Buying Russian oil became significantly harder for India in 2025 due to tighter Western sanctions, US trade penalties and stricter export rules. Imports declined as India pivoted back to traditional suppliers such as Saudi Arabia, the UAE and the US.

In October, the US sanctioned Rosneft and Lukoil, which together accounted for nearly 60% of India’s Russian crude imports, complicating payments and disrupting shipments. Earlier, in August, the US imposed an additional 25% tariff on certain Indian exports over continued Russian oil purchases. New EU rules effective October barred imports of fuels made from Russian crude, prompting refiners like Reliance Industries to halt Russian crude usage.

AI reshapes IT sector

AI proved to be more than a disruptor in 2025, reshaping the IT sector and hitting employment hard.
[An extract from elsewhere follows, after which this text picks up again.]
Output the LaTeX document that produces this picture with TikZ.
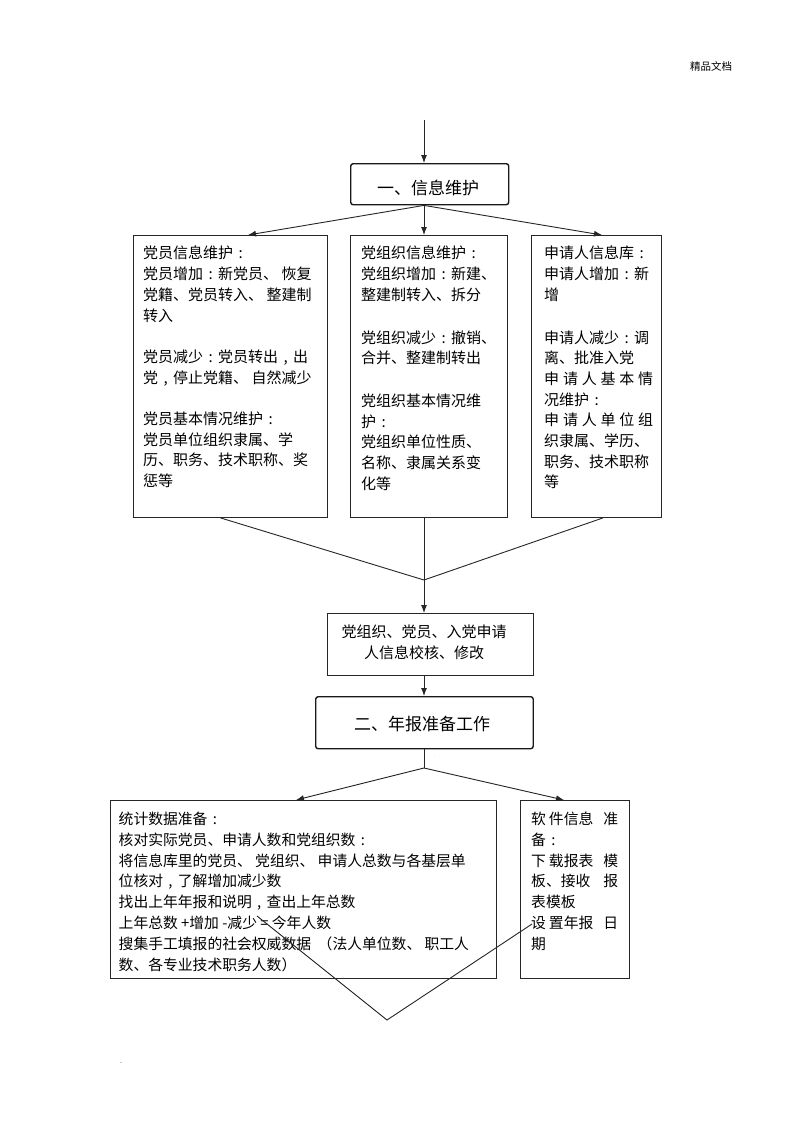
\documentclass[tikz,border=0pt]{standalone}
\usepackage{fontspec}
\setmainfont{Noto Sans CJK SC}
\usetikzlibrary{arrows.meta}
\newcommand\cc{\makebox[1em][c]{:}}
\newcommand\cm{\makebox[1em][c]{,}}
\tikzset{
  conn/.style={draw=black!85, line width=0.9pt},
  arr/.style={conn, -{Latex[length=8pt,width=6pt]}},
  box/.style={draw=black!85, line width=0.9pt, inner sep=0pt, anchor=north west},
  headbox/.style={draw=black!90, line width=1.4pt, rounded corners=2.5pt, inner sep=0pt, anchor=north west},
  body/.style={inner sep=0pt, anchor=north west, align=left, font=\fontsize{15pt}{20.7pt}\selectfont},
  bodys/.style={inner sep=0pt, anchor=north west, align=left, font=\fontsize{14.8pt}{20.9pt}\selectfont},
  headtxt/.style={font=\fontsize{17pt}{20pt}\selectfont}
}
\begin{document}
\begin{tikzpicture}[x=1pt,y=-1pt]
\useasboundingbox (0,0) rectangle (800,1133);
\fill[white] (0,0) rectangle (800,1133);

\node[font=\fontsize{10.5pt}{12pt}\selectfont] (hdr) at (711,66) {精品文档};

\coordinate (start) at (424,120);

% box 1
\node[headbox, minimum width=158pt, minimum height=41pt] (b1) at (350,163) {};
\node[headtxt] (b1t) at (428,188) {一、信息维护};

% three boxes
\node[box, minimum width=194pt, minimum height=282pt] (pm) at (133,235) {};
\node[box, minimum width=157pt, minimum height=282pt] (po) at (350,235) {};
\node[box, minimum width=130pt, minimum height=282pt] (ap) at (531,235) {};

\node[body] (pmt) at (143,246) {党员信息维护\cc\\
党员增加\cc 新党员、 恢复\\
党籍、党员转入、 整建制\\
转入\\[20.7pt]
党员减少\cc 党员转出\cm 出\\
党\cm 停止党籍、 自然减少\\[20.7pt]
党员基本情况维护\cc\\
党员单位组织隶属、学\\
历、职务、技术职称、奖\\
惩等};

\node[body] (pot) at (361,246) {党组织信息维护\cc\\
党组织增加\cc 新建、\\
整建制转入、拆分\\[22pt]
党组织减少\cc 撤销、\\
合并、整建制转出\\[22pt]
党组织基本情况维\\
护\cc\\
党组织单位性质、\\
名称、隶属关系变\\
化等};

\node[body] (apt) at (544,246) {申请人信息库\cc\\
申请人增加\cc 新\\
增\\[22pt]
申请人减少\cc 调\\
离、批准入党\\
\makebox[109pt][l]{申\hfill 请\hfill 人\hfill 基\hfill 本\hfill 情}\\
况维护\cc\\
\makebox[109pt][l]{申\hfill 请\hfill 人\hfill 单\hfill 位\hfill 组}\\
织隶属、学历、\\
职务、技术职称\\
等};

% check box
\node[box, minimum width=205.5pt, minimum height=62pt] (chk) at (327,613) {};
\node[body, anchor=center, align=center] (chkt) at (424,642) {党组织、党员、入党申请\\人信息校核、修改};

% box 2
\node[headbox, minimum width=217.5pt, minimum height=52pt] (b2) at (315,696) {};
\node[headtxt] (b2t) at (422,724) {二、年报准备工作};

% bottom boxes
\node[box, minimum width=386.5pt, minimum height=178pt] (st) at (109.5,800) {};
\node[box, minimum width=109pt, minimum height=178pt] (sw) at (520,800) {};

\node[bodys] (stt) at (118.5,811.5) {统计数据准备\cc\\
核对实际党员、申请人数和党组织数\cc\\
将信息库里的党员、 党组织、 申请人总数与各基层单\\
位核对\cm 了解增加减少数\\
找出上年年报和说明\cm 查出上年总数\\
上年总数 +增加 -减少 = 今年人数\\
搜集手工填报的社会权威数据 \ （法人单位数、 职工人\\
数、各专业技术职务人数）};

\node[bodys] (swt) at (531,811.5) {\makebox[87pt][l]{软\hspace{3pt}件信息\hfill 准}\\
备\cc\\
\makebox[87pt][l]{下\hspace{3pt}载报表\hfill 模}\\
\makebox[87pt][l]{板、接收\hfill 报}\\
表模板\\
\makebox[87pt][l]{设\hspace{3pt}置年报\hfill 日}\\
期};

% connectors
\draw[arr] (start) -- (start |- b1.north);
\coordinate (b1s) at (start |- b1.south);
\draw[arr] (b1s) -- ([xshift=115pt]pm.north west);
\draw[arr] (b1s) -- (start |- po.north);
\draw[arr] (b1s) -- ([xshift=71pt]ap.north west);

\coordinate (m1) at (424,580);
\draw[conn] ([xshift=87.5pt]pm.south west) -- (m1);
\draw[conn] (m1 |- po.south) -- (m1);
\draw[conn] ([xshift=72pt]ap.south west) -- (m1);
\draw[arr] (m1) -- (m1 |- chk.north);
\draw[arr] (m1 |- chk.south) -- (m1 |- b2.north);

\coordinate (f) at (424,768);
\draw[conn] (f |- b2.south) -- (f);
\draw[arr] (f) -- ([xshift=186.5pt]st.north west);
\draw[arr] (f) -- ([xshift=44pt]sw.north west);

\coordinate (vl) at (257,916);
\coordinate (vr) at (532,924);
\coordinate (v) at (387,1020);
\draw[conn] (vl) -- (v) -- (vr);

\node[font=\fontsize{7pt}{8pt}\selectfont, inner sep=0pt] (dot1) at (121,1063) {.};
\node[font=\fontsize{4pt}{5pt}\selectfont, text=black!50, inner sep=0pt] (dot2) at (435,757) {.};
\end{tikzpicture}
\end{document}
Major firms announced layoffs as they reassessed strategies amid rapid adoption of AI, ML and cloud platforms.

TCS emerged as the biggest newsmaker after allegations of coercive layoffs surfaced. In Q2FY26 alone, it reported a net headcount reduction of 19,755 employees. While the company initially announced plans to cut 2% of its workforce, it later clarified that actual layoffs stood at about 6,500. Infosys and HCL Technologies also cut jobs, citing margin pressures and geopolitical uncertainty. Infosys laid off nearly 800 freshers after internal assessments.

Global data centre hub

Global tech giants ramped up data centre investments in India. Microsoft pledged $17.5 billion, Amazon committed $35 billion over five years, and Google announced a $15 billion data centre in Visakhapatnam with Adani Group and Bharti Airtel. Reliance is building a 1-GW AI-ready facility in Jamnagar using Nvidia chips.

Equinix opened a Rs 564 crore AI-ready data centre in Chennai, while TCS tiedup with TPG to form a $2 billion joint venture, Hypervault, with a 51% stake for TCS. As per reports, US tech majors have pledged $67.5 billion for Indian data centres.